Story beats like those above should be a mix of cutscene and gameplay, though I think Will of the Wisps could undoubtedly do with additional cutscenes. One of the strengths of the opening to Blind Forest was its focus on straight storytelling. Players could identify with the characters because their struggles were familiar, without the trappings of a vast fantasy world to burden them.
Will of the Wisps needs to recapture some of that magic. Give us a few three-to-five minute story sections where the difficult platforming and beautiful world take second fiddle to quiet character-building moments.
Another weakness of Blind Forest was how little we got to know Ori himself. He’s determined, of course, and driven, capable and caring, but what he wants, what he cares about, his hopes and dreams — we lack the core concepts that define him.

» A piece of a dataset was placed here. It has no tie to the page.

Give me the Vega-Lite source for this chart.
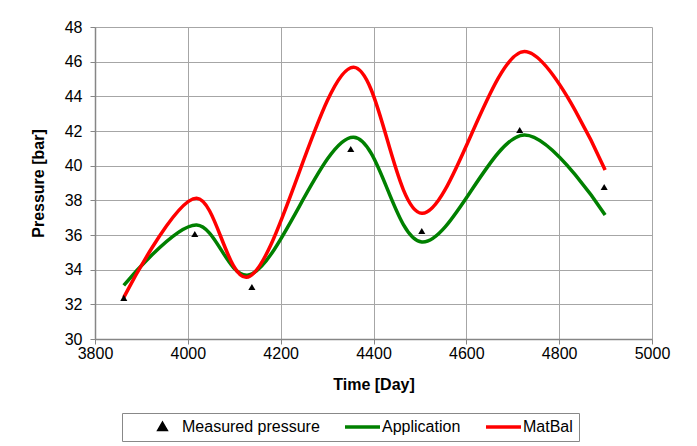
{
  "$schema": "https://vega.github.io/schema/vega-lite/v6.json",
  "width": 557,
  "height": 312,
  "autosize": {"type": "none"},
  "padding": {"left": 95, "top": 27, "right": 45, "bottom": 107},
  "background": "white",
  "config": {
    "font": "Liberation Sans",
    "view": {"stroke": null},
    "axis": {
      "labelFont": "Liberation Sans",
      "labelFontSize": 16,
      "labelColor": "black",
      "titleFont": "Liberation Sans",
      "titleFontSize": 16,
      "titleFontWeight": "bold",
      "titleColor": "black",
      "gridColor": "#a6a6a6",
      "gridWidth": 1,
      "gridOpacity": 1,
      "domainColor": "#868686",
      "domainWidth": 1.5,
      "tickColor": "#868686",
      "tickWidth": 1,
      "tickSize": 5,
      "labelFlush": false
    }
  },
  "data": {
    "values": [
      {"series": "Measured pressure", "t": 3862, "p": 32.37},
      {"series": "Measured pressure", "t": 4015, "p": 36.06},
      {"series": "Measured pressure", "t": 4138, "p": 33.0},
      {"series": "Measured pressure", "t": 4351, "p": 40.96},
      {"series": "Measured pressure", "t": 4504, "p": 36.23},
      {"series": "Measured pressure", "t": 4715, "p": 42.06},
      {"series": "Measured pressure", "t": 4897, "p": 38.77},
      {"series": "Application", "t": 3862, "p": 33.1},
      {"series": "Application", "t": 4019, "p": 36.58},
      {"series": "Application", "t": 4128, "p": 33.68},
      {"series": "Application", "t": 4357, "p": 41.64},
      {"series": "Application", "t": 4504, "p": 35.6},
      {"series": "Application", "t": 4725, "p": 41.77},
      {"series": "Application", "t": 4899, "p": 37.15},
      {"series": "MatBal", "t": 3862, "p": 32.4},
      {"series": "MatBal", "t": 4019, "p": 38.12},
      {"series": "MatBal", "t": 4126, "p": 33.56},
      {"series": "MatBal", "t": 4357, "p": 45.68},
      {"series": "MatBal", "t": 4504, "p": 37.25},
      {"series": "MatBal", "t": 4725, "p": 46.58},
      {"series": "MatBal", "t": 4899, "p": 39.75}
    ]
  },
  "encoding": {
    "x": {
      "field": "t", "type": "quantitative",
      "scale": {"domain": [3800, 5000], "nice": false, "zero": false},
      "axis": {"values": [3800, 4000, 4200, 4400, 4600, 4800, 5000], "title": "Time [Day]", "labelPadding": 1, "titlePadding": 15, "format": "d"}
    },
    "y": {
      "field": "p", "type": "quantitative",
      "scale": {"domain": [30, 48], "nice": false, "zero": false},
      "axis": {"values": [30, 32, 34, 36, 38, 40, 42, 44, 46, 48], "title": "Pressure [bar]", "labelPadding": 8, "titlePadding": 18}
    },
    "color": {
      "field": "series", "type": "nominal",
      "scale": {"domain": ["Measured pressure", "Application", "MatBal"], "range": ["black", "#008000", "#ff0000"]},
      "legend": {
        "orient": "none",
        "legendX": 27,
        "legendY": 386,
        "direction": "horizontal",
        "title": " ",
        "titleOrient": "left",
        "titleFontSize": 16,
        "titlePadding": 15,
        "strokeColor": "#888888",
        "padding": 6,
        "clipHeight": 16,
        "labelFont": "Liberation Sans",
        "labelFontSize": 16,
        "labelColor": "black",
        "labelOffset": 0,
        "columnPadding": 23,
        "symbolSize": 1225,
        "symbolStrokeWidth": 3.5,
        "symbolType": "stroke",
        "labelExpr": "datum.label === 'MatBal' ? 'MatBal\u00a0\u00a0\u00a0\u00a0\u00a0\u00a0' : datum.label",
        "encode": {
          "symbols": {
            "update": {
              "size": {"value": 1225},
              "strokeWidth": {"value": 3.5},
              "shape": {"signal": "datum.label === 'Measured pressure' ? 'M0,-0.17L0.18,0.14L-0.18,0.14Z' : 'stroke'"},
              "fill": {"signal": "datum.label === 'Measured pressure' ? 'black' : 'transparent'"},
              "stroke": {"signal": "datum.label === 'Measured pressure' ? 'transparent' : (datum.label === 'Application' ? '#008000' : '#ff0000')"}
            }
          }
        }
      }
    }
  },
  "layer": [
    {
      "transform": [{"filter": "datum.series === 'Application'"}],
      "mark": {"type": "line", "interpolate": "catmull-rom", "strokeWidth": 3.5}
    },
    {
      "transform": [{"filter": "datum.series === 'MatBal'"}],
      "mark": {"type": "line", "interpolate": "catmull-rom", "strokeWidth": 3.5}
    },
    {
      "transform": [{"filter": "datum.series === 'Measured pressure'"}],
      "mark": {"type": "point", "shape": "triangle-up", "filled": true, "size": 50, "opacity": 1}
    }
  ]
}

Will of the Wisps has a chance to explore these topics in real detail, and additional cutscenes are a great way to accomplish that. Ori himself needs to be more emotive in gameplay, as well. Let him react to the challenges that face him, to the damage he causes, or the creatures he has to kill. Maybe his design changes as the story goes on, growing wearier and beaten down.
Part of me wants the game to end with Ori’s death, or at least some sort of personal sacrifice, maybe as penance for what he perceives as transgressions. The ending ought to be hopeful, admittedly, but it should not come without cost.
Nothing ever does.
Seven Minutes
We’ll see if Will of the Wisps can build on both the solid gameplay and the narrative punch of its predecessor’s introduction. It could yet be that developers are more concerned with a good core loop than they are in building a memorable narrative. Something tells me, though, that there’ll be more going on than just a beautiful Metroidvania game.
Whether developers can pull it off is another matter. Ori and the Will of the Wisps is set to release on March 11 for PC and Xbox One.